Świat raczej miażdży ludzi wrażliwych, a wrażliwy człowiek ma to do siebie, że przejmuje się tym, co powiedzą inni i tysiącem różnych spraw. Ucieka od sytuacji, w których może zostać zraniony albo wydarzy się coś, co będzie długo zaprzątało jego myśli i uczucia. Taki człowiek woli się nie wychylać. Woli też być ostrożny. Czasem sam o sobie ma niezbyt dobre zdanie, ma niską samoocenę jeśli chodzi o kontakty z innymi. Może, jak to osobie wrażliwej albo przewrażliwionej na swoim punkcie, wydaje się, że jest nieciekawy, mało interesujący, nudny, banalny, mdły, nijaki, że nie ma innym nic do zaoferowania...
#obs :)
* Jak myślisz dlaczego niektórzy mają tak ze chcą żyć a inni chcą jak najszybciej zejść z tego świata ?
* Co sadzisz o samobójcach i osobach które sie tną ? :)

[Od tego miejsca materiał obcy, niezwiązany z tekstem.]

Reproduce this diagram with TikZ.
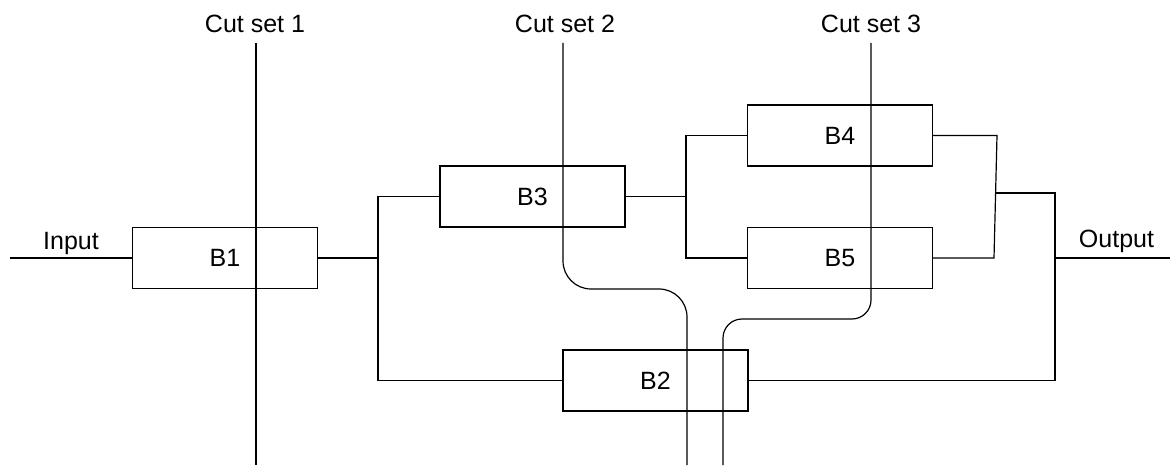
\documentclass[tikz,border=0pt]{standalone}
\usepackage{fontspec}
\setmainfont{Liberation Sans}
\usetikzlibrary{positioning,calc}

\begin{document}
\begin{tikzpicture}[x=1pt,y=-1pt,line width=1.2pt,
  font=\fontsize{25}{29}\selectfont,
  blk/.style={draw,minimum width=185pt,minimum height=61pt,inner sep=0pt},
  lbl/.style={inner sep=0pt,anchor=base}]
  \useasboundingbox (0,0) rectangle (1170,470);
  % blocks
  \node[blk] (b1) at (225,258) {B1};
  \node[blk] (b3) at (532.5,196.5) {B3};
  \node[blk] (b2) at (655.5,380.5) {B2};
  \node[blk] (b4) at (840,135.5) {B4};
  \node[blk] (b5) at (840,258) {B5};
  % junctions
  \coordinate (in) at (10,258);
  \coordinate (ja) at (378,258);
  \coordinate (jb) at (686,196.5);
  \coordinate (r4) at (997,135.5);
  \coordinate (r5) at (994,258);
  \coordinate (rm) at (995.6,193);
  \coordinate (jo) at (1055,258);
  \coordinate (out) at (1170,258);
  \node[lbl] (inlbl) at (71,250) {Input};
  \node[lbl] (outlbl) at (1116.5,248) {Output};
  % wiring
  \draw (in) -- (b1);
  \draw (b1) -- (ja);
  \draw (ja) |- (b3);
  \draw (ja) |- (b2);
  \draw (b3) -- (jb);
  \draw (jb) |- (b4);
  \draw (jb) |- (b5);
  \draw (b4) -- (r4) -- (r5) -- (b5);
  \draw (rm) -| (jo);
  \draw (jo) |- (b2);
  \draw (jo) -- (out);
  % cut sets
  \node[lbl] (cs1) at (255,33) {Cut set 1};
  \node[lbl] (cs2) at (565,33) {Cut set 2};
  \node[lbl] (cs3) at (871,33) {Cut set 3};
  \coordinate (c1t) at (256,43);
  \coordinate (c1b) at (256,465);
  \coordinate (c2t) at (563,43);
  \coordinate (c2b) at (687,465);
  \coordinate (c3t) at (871,43);
  \coordinate (c3b) at (723,465);
  \draw (c1t) -- (c1b);
  \draw[rounded corners=28pt] (c2t) |- (625,289) -| (c2b);
  \draw[rounded corners=19pt] (c3t) |- (800,319) -| (c3b);
\end{tikzpicture}
\end{document}
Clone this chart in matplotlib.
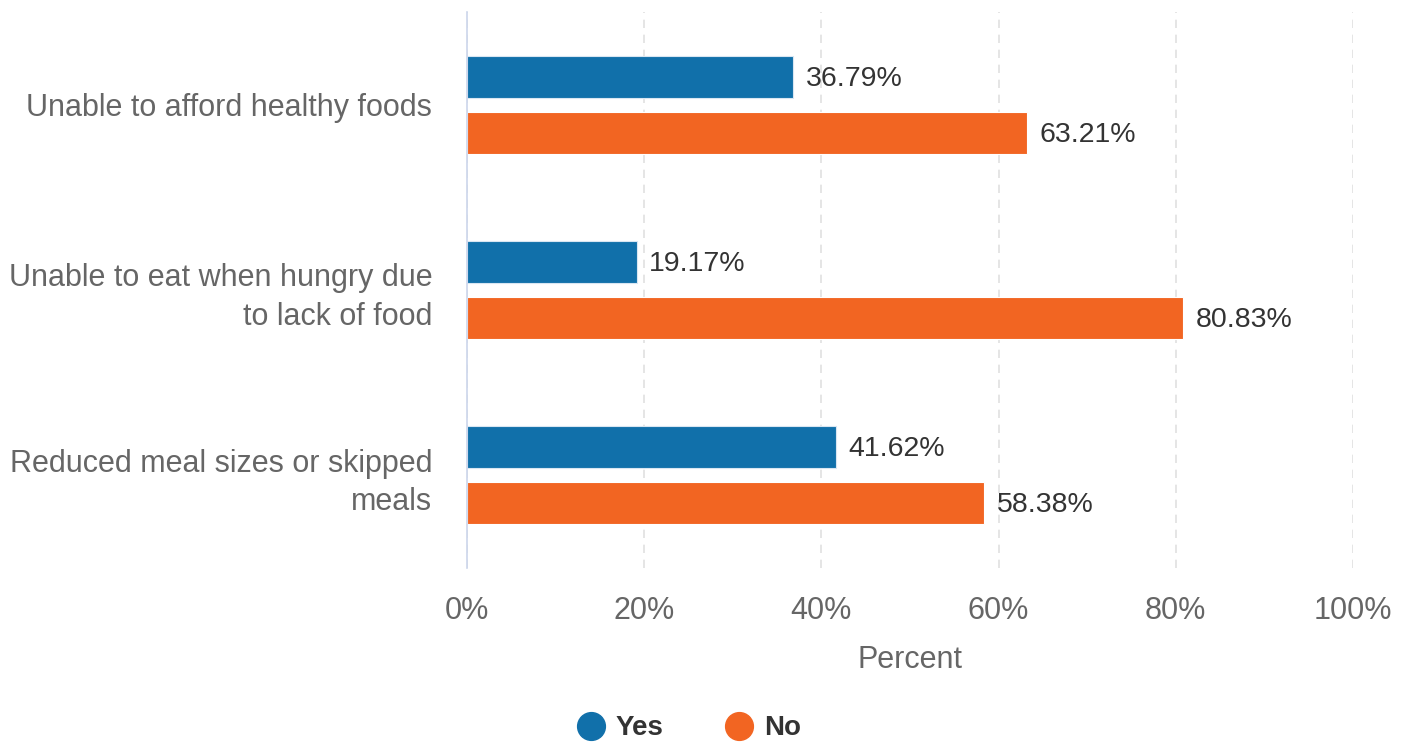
import matplotlib
matplotlib.use("Agg")
import matplotlib.pyplot as plt
from matplotlib.lines import Line2D
import numpy as np

categories = ["Unable to afford healthy foods",
              "Unable to eat when hungry due\nto lack of food",
              "Reduced meal sizes or skipped\nmeals"]
yes_vals = [36.79, 19.17, 41.62]
no_vals = [63.21, 80.83, 58.38]
series_names = ["Yes", "No"]
xticks = [0, 20, 40, 60, 80, 100]
xtick_labels = ["0%", "20%", "40%", "60%", "80%", "100%"]

BLUE = "#1170aa"
ORANGE = "#f26522"

plt.rcParams['font.family'] = ['Liberation Sans', 'DejaVu Sans']

fig = plt.figure(figsize=(14.09, 7.44), dpi=100)
ax = fig.add_axes([0.3314, 0.2366, 0.6288, 0.7473])

y = np.arange(len(categories))
off = 0.151
h = 0.227
ax.barh(y - off, yes_vals, height=h, color=BLUE, edgecolor="#d9e6f2", linewidth=0.8, zorder=3)
ax.barh(y + off, no_vals, height=h, color=ORANGE, edgecolor="#ffffff", linewidth=0.8, zorder=3)

for yi, v in zip(y - off, yes_vals):
    ax.annotate(f"{v:.2f}%", (v, yi), xytext=(9, -1.5), textcoords="offset points",
                va="center", ha="left", fontsize=20.5, color="#333333")
for yi, v in zip(y + off, no_vals):
    ax.annotate(f"{v:.2f}%", (v, yi), xytext=(9, -1.5), textcoords="offset points",
                va="center", ha="left", fontsize=20.5, color="#333333")

ax.set_xlim(0, 100)
ax.set_ylim(2.5, -0.5)
ax.set_xticks(xticks)
ax.set_xticklabels(xtick_labels)
ax.set_yticks(y)
ax.set_yticklabels(categories)
ax.tick_params(axis="x", length=0, pad=20, labelsize=22, labelcolor="#666666")
ax.tick_params(axis="y", length=0, pad=25, labelsize=22, labelcolor="#666666")
for lab in ax.get_yticklabels():
    lab.set_horizontalalignment("right")
    lab.set_multialignment("right")
    lab.set_linespacing(1.35)

ax.grid(axis="x", color="#e0e0e0", linestyle=(0, (5, 4)), linewidth=1.2, zorder=0)
ax.grid(axis="y", visible=False)
for s in ["top", "right", "bottom"]:
    ax.spines[s].set_visible(False)
ax.spines["left"].set_color("#ccd6eb")
ax.spines["left"].set_linewidth(1.2)
ax.spines["left"].set_zorder(4)

ax.set_xlabel("Percent", fontsize=22, color="#666666", labelpad=14)

handles = [Line2D([0], [0], marker="o", color="none", markerfacecolor=c, markeredgecolor=c,
                  markersize=20) for c in (BLUE, ORANGE)]
leg = fig.legend(handles, series_names, loc="center", bbox_to_anchor=(0.488, 0.021),
                 ncol=2, frameon=False, handletextpad=0.3, columnspacing=2.1,
                 prop={"size": 20, "weight": "bold"}, handlelength=1.2,
                 borderpad=0.1)
for t in leg.get_texts():
    t.set_color("#333333")

fig.savefig("out.png", dpi=100)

Bo ludzie są różni. Jeden jest w stanie być szczęśliwy pomimo gradu doświadczeń, a innego potrafi załamać najmniejszy problem. Myślę, że to kwestia wytrzymałości i siły psychicznej oraz oczywiście otoczenia, od którego, chcemy czy nie, jesteśmy zależni.Szczerze nigdy się nie cięłam, ale ślady zostają na długo, a po pewnym czasie osoba która to robiła sama będzie żałowała swojej głupoty.
Myślę,że ludzie którzy odbierają sobie życie są wrażliwi,nie potrafią zmierzyć się z życiem, są bezradni. I zamiast szukać w kimś oparcia,u kogoś pomocy wybierają ostateczne rozwiązanie. Są egoistami,nie liczą się z bólem innym,nie pobudza ich do życia sama świadomość tego,że będzie ich brakowało na świecie. Jednak zwykle brak kogoś bliskiego,czy rodziny,czy przyjaciół jest motywem śmierci.